The BBC was last night standing by its decision to broadcast controversial docudrama The Path To 9/11, despite massive protests in the US denouncing the American-produced series as "right-wing propaganda".

The two-part drama is due to be shown tonight and tomorrow evening on BBC Two.

It depicts events in the US leading up to the terrorist attacks of 2001, but the decision to mix evidence given to the official 9/11 Commission with dramatic embellishments have drawn condemnation for the programme from the Democratic party, former president Bill Clinton, the star of the drama Harvey Keitel and more than 200,000 Democratic supporters.

On Friday, US broadcaster ABC, which has spent around $40 million on the production, reacted to the criticism by saying last-minute edits were under way. And a spokeswoman for the BBC defended the decision to go ahead with the broadcast, by saying: "The BBC are broadcasting the Path To 9/11 as planned. We will be showing the same version as is shown in the US."

Yesterday advisors for former US president Bill Clinton continued their attacks on the decision to broadcast the programme, which will be shown in two parts tonight and tomorrow both in the UK and the US.

It alleges that he was consumed in the Monica Lewinsky affair and did not concentrate on the the growing terrorist threat to the US.

Clinton, who was denied access to an advance copy of the programme despite it being shown to a range of other politicians, instructed his lawyers to write to ABC boss Bob Iger demanding that the programme be dropped completely.

They wrote: "We remain concerned about the false impression that airing the show will leave on the public.

"The Path To 9/11 calls into question the accuracy of the 9/11 Commission's report and whether fabricated scenes are, in fact, an accurate portrayal of history.

"Indeed, the millions spent on the production of this fictional drama would have been better spent informing the public about the commission's actual findings."

Clinton has called the programme "factually and incontrovertibly inaccurate", while former secretary of state Madeline Albright has also called for it to be scrapped, saying that one scene depicting her in the programme - which she admits she has not seen - was false and defamatory.

Joining the clamour for changes in the mini-series was star Harvey Keitel, who said he accepted the role of FBI counter -terrorism expert John O'Neill under the premise the story was to be told as "history".

"It turned out not all the facts were correct," the actor said, speaking to an American television station. "You can't put things together, compress them, and then distort the reality You cannot cross the line from conflation of events to a distortion of the event."

On Friday, the Democratic Party gave ABC a petition with more than 200,000 signatories on it, demanding that the drama was re-edited.

The Path To 9/11 claims to "loosely" draw on the evidence presented to the 9/11 Commission which was established to examine security failings around the terrorist attacks.

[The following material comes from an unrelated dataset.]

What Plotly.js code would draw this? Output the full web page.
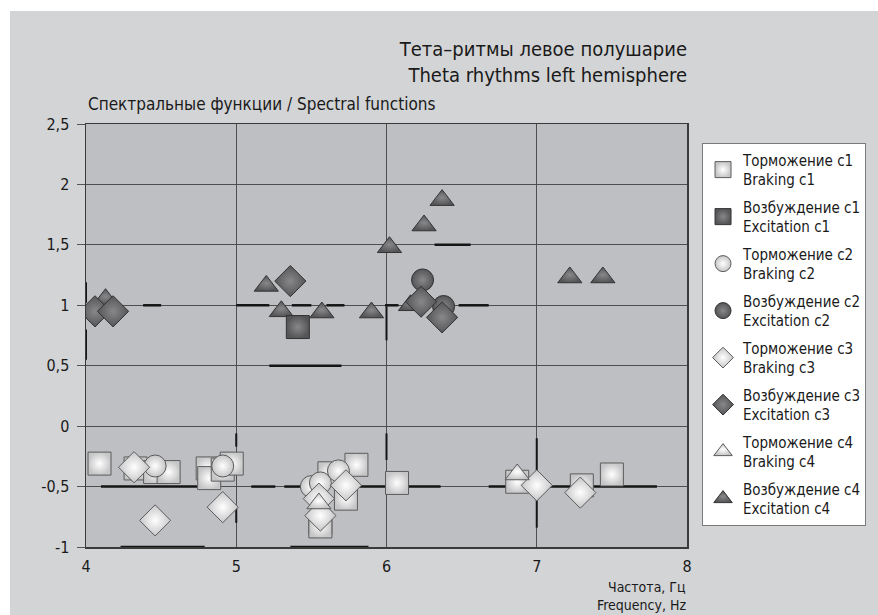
<!DOCTYPE html>
<html><head><meta charset="utf-8">
<script src="https://cdn.plot.ly/plotly-3.0.1.min.js"></script>
<style>
html,body{margin:0;padding:0;background:#ffffff;}
#chart{position:absolute;left:10px;top:11px;width:868px;height:604px;}
</style>
</head><body><div id="chart"></div>
<script>
// ---- data ----
const seriesNames = [
  'Торможение c1<br>Braking c1', 'Возбуждение c1<br>Excitation c1',
  'Торможение c2<br>Braking c2', 'Возбуждение c2<br>Excitation c2',
  'Торможение c3<br>Braking c3', 'Возбуждение c3<br>Excitation c3',
  'Торможение c4<br>Braking c4', 'Возбуждение c4<br>Excitation c4'
];
const brkC1_x = [4.09, 4.33, 4.46, 4.55, 4.81, 4.82, 4.91, 4.97, 5.56, 5.56, 5.62, 5.73, 5.80, 6.07, 6.87, 7.30, 7.50];
const brkC1_y = [-0.31, -0.35, -0.38, -0.38, -0.35, -0.43, -0.36, -0.31, -0.80, -0.83, -0.39, -0.60, -0.32, -0.47, -0.46, -0.49, -0.40];
const excC1_x = [5.41];
const excC1_y = [0.82];
const brkC2_x = [4.46, 4.91, 5.50, 5.56, 5.68];
const brkC2_y = [-0.33, -0.33, -0.50, -0.47, -0.37];
const excC2_x = [6.24, 6.38];
const excC2_y = [1.21, 0.99];
const brkC3_x = [4.32, 4.46, 4.91, 5.55, 5.56, 5.73, 7.00, 7.29];
const brkC3_y = [-0.34, -0.78, -0.67, -0.60, -0.74, -0.49, -0.49, -0.55];
const excC3_x = [4.06, 4.18, 5.36, 6.23, 6.37];
const excC3_y = [0.95, 0.95, 1.20, 1.03, 0.90];
const brkC4_x = [5.55, 6.87];
const brkC4_y = [-0.64, -0.40];
const excC4_x = [4.13, 5.20, 5.30, 5.57, 5.90, 6.02, 6.16, 6.25, 6.37, 7.22, 7.44];
const excC4_y = [1.05, 1.16, 0.95, 0.94, 0.94, 1.48, 1.00, 1.66, 1.87, 1.23, 1.23];

// short black level segments seen on the plot
const hSegY  = [-1, -1, -0.5, -0.5, -0.5, -0.5, -0.5, 0.5, 1, 1, 1, 1, 1, 1, 1.5];
const hSegX0 = [4.23, 5.36, 4.10, 5.10, 5.32, 5.66, 6.68, 5.22, 4.38, 5.00, 5.37, 5.60, 5.99, 6.48, 6.32];
const hSegX1 = [4.79, 5.88, 4.74, 5.26, 5.50, 6.36, 7.80, 5.70, 4.50, 5.22, 5.50, 5.72, 6.08, 6.68, 6.56];
const vSegX  = [4, 4, 5, 5, 6, 6, 7, 7];
const vSegY0 = [1.02, 0.55, -0.06, -0.67, 0.99, -0.06, -0.10, -0.55];
const vSegY1 = [1.19, 0.80, -0.17, -0.80, 0.71, -0.28, -0.39, -0.84];

const xTicks = [4, 5, 6, 7, 8];
const xTickText = ['4', '5', '6', '7', '8'];
const yTicks = [-1, -0.5, 0, 0.5, 1, 1.5, 2, 2.5];
const yTickText = ['-1', '-0,5', '0', '0,5', '1', '1,5', '2', '2,5'];

// ---- build ----
const FONT = 'Liberation Sans Narrow, DejaVu Sans Condensed, Liberation Sans, sans-serif';
const LIGHT = {color: '#c6c6c8', grad: '#ffffff', line: '#5c5c5c'};
const DARK  = {color: '#555558', grad: '#88888b', line: '#333333'};

function mk(name, xs, ys, symbol, size, style, rank) {
  return {
    type: 'scatter', mode: 'markers', name: name, x: xs, y: ys,
    legendrank: rank, legendgroup: 'g' + rank,
    marker: {symbol: symbol, size: size, color: style.color,
      gradient: {type: 'radial', color: style.grad},
      line: {color: style.line, width: 1}},
    hoverinfo: 'x+y'
  };
}

const hx = [], hy = [];
hSegY.forEach((y, i) => { hx.push(hSegX0[i], hSegX1[i], null); hy.push(y, y, null); });
const vx = [], vy = [];
vSegX.forEach((x, i) => { vx.push(x, x, null); vy.push(vSegY0[i], vSegY1[i], null); });

const data = [
  {type: 'scatter', mode: 'lines', x: hx, y: hy, showlegend: false, hoverinfo: 'skip',
   line: {color: '#151515', width: 2.5}},
  {type: 'scatter', mode: 'lines', x: vx, y: vy, showlegend: false, hoverinfo: 'skip',
   line: {color: '#151515', width: 2}},
  mk(seriesNames[7], excC4_x, excC4_y, 'triangle-up', 21, DARK, 8),
  mk(seriesNames[1], excC1_x, excC1_y, 'square', 23, DARK, 2),
  mk(seriesNames[3], excC2_x, excC2_y, 'circle', 22, DARK, 4),
  mk(seriesNames[5], excC3_x, excC3_y, 'diamond', 24, DARK, 6),
  mk(seriesNames[0], brkC1_x, brkC1_y, 'square', 23, LIGHT, 1),
  mk(seriesNames[2], brkC2_x, brkC2_y, 'circle', 22, LIGHT, 3),
  mk(seriesNames[4], brkC3_x, brkC3_y, 'diamond', 24, LIGHT, 5),
  mk(seriesNames[6], brkC4_x, brkC4_y, 'triangle-up', 21, LIGHT, 7)
];

const layout = {
  width: 868, height: 604,
  margin: {l: 76, r: 188, t: 113, b: 68},
  paper_bgcolor: '#d3d4d6', plot_bgcolor: '#bebfc3',
  font: {family: FONT, color: '#1a1a1a', size: 15},
  showlegend: true,
  title: {text: 'Тета–ритмы левое полушарие<br>Theta rhythms left hemisphere',
    x: 1, xref: 'paper', xanchor: 'right', y: 0.925, yref: 'container', yanchor: 'middle',
    font: {family: FONT, size: 20, color: '#1a1a1a'}},
  xaxis: {range: [4, 8], tickvals: xTicks, ticktext: xTickText, showgrid: true,
    gridcolor: '#4e4e4e', gridwidth: 1, zeroline: false, showline: true, mirror: true,
    linecolor: '#3a3a3a', linewidth: 1.5, ticks: '', ticklabelstandoff: 4,
    tickfont: {size: 16, color: '#1a1a1a'}, fixedrange: true},
  yaxis: {range: [-1, 2.5], tickvals: yTicks, ticktext: yTickText, showgrid: true,
    gridcolor: '#4e4e4e', gridwidth: 1, zeroline: false, showline: true, mirror: true,
    linecolor: '#3a3a3a', linewidth: 1.5, ticks: 'outside', ticklen: 8, tickcolor: '#555',
    tickwidth: 1, ticklabelstandoff: 4,
    tickfont: {size: 16, color: '#1a1a1a'}, fixedrange: true},
  legend: {x: 1.025, xanchor: 'left', y: 0.956, yanchor: 'top', bgcolor: '#ffffff',
    bordercolor: '#7a7a7a', borderwidth: 1, tracegroupgap: 5, itemwidth: 30,
    font: {family: FONT, size: 15, color: '#1a1a1a'}},
  annotations: [
    {text: 'Спектральные функции / Spectral functions', xref: 'paper', yref: 'paper',
     x: 0, y: 1.048, xanchor: 'left', yanchor: 'middle', showarrow: false,
     font: {family: FONT, size: 17, color: '#1a1a1a'}},
    {text: 'Частота, Гц', xref: 'paper', yref: 'paper', borderpad: 0,
     x: 1, y: -0.0935, xanchor: 'right', yanchor: 'middle', showarrow: false,
     font: {family: FONT, size: 14, color: '#1a1a1a'}},
    {text: 'Frequency, Hz', xref: 'paper', yref: 'paper', borderpad: 0,
     x: 1, y: -0.1375, xanchor: 'right', yanchor: 'middle', showarrow: false,
     font: {family: FONT, size: 14, color: '#1a1a1a'}}
  ]
};

Plotly.newPlot('chart', data, layout, {displayModeBar: false, staticPlot: true});
</script></body></html>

The mini-series opens with the 1993 bombing of the World Trade Centre in New York and traces subsequent events leading up to the coordinated suicide hijackings five years ago that killed nearly 3000 people.

Much of the controversy focuses on a scene depicting CIA agents and Afghan fighters coming close to capturing al-Qaeda leader Osama bin Laden in the 1990s, only to have then-White House national security adviser Samuel Berger refuse to authorise the completion of their mission. This is one of the key scenes Democrats have objected to.

A group of historians have also written to ABC's parent company Disney, urging it to scrap the series. They said that permitting inaccuracies in a fact-based programme to heighten drama is "disingenuous and dangerous".

"A responsible broadcast network should have nothing to do with the falsification of history, except to expose it," they wrote.

Yesterday Richard Kilborn, an expert in contemporary television drama and docudramas at the University of Stirling, warned that the genre could be "a hazardous business".

"Recently there has been an increased desire from broadcasters to create instant histories' of events, and to get mileage out of near-contemporary events," he said. "There have been controversies and scandals in the past, stretching back 20 or 30 years, with monkeying around with actualities."

The Path To 9/11's executive producer, Marc Platt, responded that many of the film's most vocal critics have not yet seen it.

"I'm not sure that what they think is there, is there," he said. "I hope people will watch the film and draw their own conclusions."

As well as being broadcast on BBC Two tonight at 8pm and 8.30pm tomorrow evening, the programme will also be shown in Australia.